SEASMART gained widespread recognition amongst North American marine aquarists in 2010 as a result of, among other things, improvements in animal transit time and frequency from PNG to Los Angeles, the collection of some rare and high value species like the PNG lightning maroon clownfish, and increased interest in—and demand for—sustainably-collected aquarium animals. The keynote address at the 2010 Marine Aquarium Conference of North America (MACNA) featured representatives from EcoEZ, NFA, and the Office of the PNG Fisheries Minister, who all represented PNG and the SEASMART Program. This event further increased market demand for what were considered to be some of the best wild-caught animals available to sustainably-minded aquarists. The withholding of funds, which led to operations being shut down in the fall of 2010, meant that SEASMART could not meet that demand.
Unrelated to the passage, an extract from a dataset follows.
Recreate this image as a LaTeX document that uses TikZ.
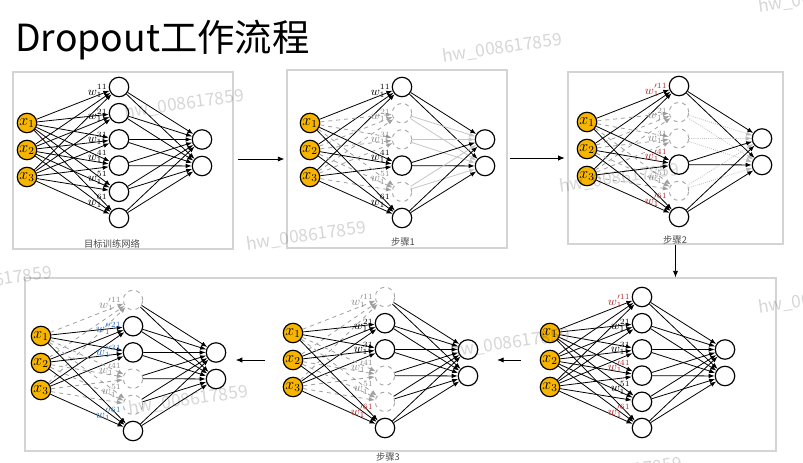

“The EcoEZ PNG SEASMART Program is committed to meeting the demand of aquarists who want to use their purchasing power to support sustainable wild collection,” said a SEASMART spokesperson. “Whether we move forward as part of an extended government trial program, as the private contractor working with NFA, or as an independent company working with provincial governments, we are committed to continuing to assist the people of PNG in creating and operating a truly sustainable marine aquarium fishery. Most parties to this Program, at all levels in PNG and beyond, would like to see the work continued and expanded.”
The SEASMART Program was founded as a joint venture between the Papua New Guinea National Fisheries Authority and U.S.-based EcoEZ. SEASMART has been working in Papua New Guinea since 2007 to establish a sustainable and equitable marine aquarium trade there.